Since the windows are a part of the pressure hull, they are “plug” windows. So, the only way to get them out is the push them in. Not one would budge, and trying to pry on the seam would damage the airframe surrounding them. The final solution featured a mechanic standing on the cockpit roof (yes, you can do that on a Falcon 20- they’re built like tanks) with an eight pound no-bounce. (For those of you not familiar with the term, a “no-bounce” is a rubber hammer, and in this case it was a rubber sledge hammer). Starting over the center window and straddling the cockpit so the window was between and below his feet, he raised the no-bounce high and gave the window a hefty smack! Nothing happened, in fact the sealant around the pane didn’t even show a crack! Again he raised the no-bounce over his head like a Jedi of jet fuel and slammed it against the pane. It mocked him.

Thus, swearing was added.

I don’t recall how many hits it took but soon the attention of everyone on the crew was on him as we cat-called and goaded and he shouted naughty words and smashed harder and harder. I was starting to take bets on the window, because he was beginning to look tired. Yet, eventually the sealant began to fracture and the accursed pane of clear plastic budged. After more sweat and foul words it finally vacated its assigned position and dropped into the cockpit. Then some smart ass shouted, “Great! Only eight more to go!” Fortunately the mechanic with the no-bounce didn’t have the strength left in his hands to strangle me.

During lunch the following day we were passing around the windows and making comments. Joining us was the representative from Falcon Jet. The same mechanic who had fought the battle to get that first window out asked if he could have it? The guy from Falcon Jet said it was junk anyhow- so sure he could have it. I asked if he was gonna mount it on his wall? He replied that the heating threads that were laminated into the layers of poly-plastic-epoxy-carbonate-clear-fiberglass-PFM were supposedly made of “gold!” He figured to go home and pry it out.

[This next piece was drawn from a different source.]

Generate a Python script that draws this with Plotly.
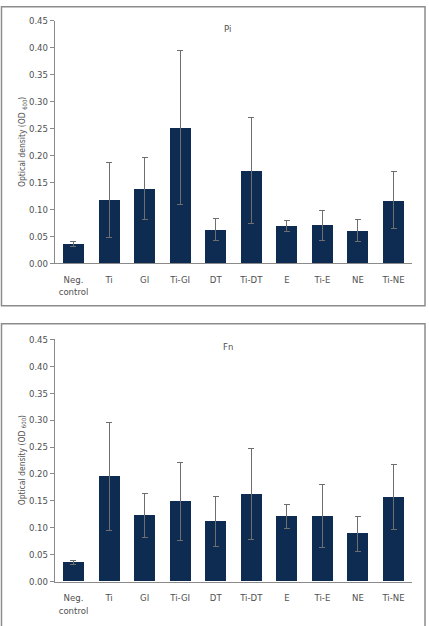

Of course the next day he came into work again mocked by the window. He said the damned thing just would not come apart. That day at lunch he was telling us how he’d gotten so frustrated with that damned piece of window that he took it out behind his house and shot it with his .357 magnum! We all cracked up and asked if he could bring it in and show us? It turned out that he had it right outside in his pickup truck- so he went out and nabbed it for show-n-tell.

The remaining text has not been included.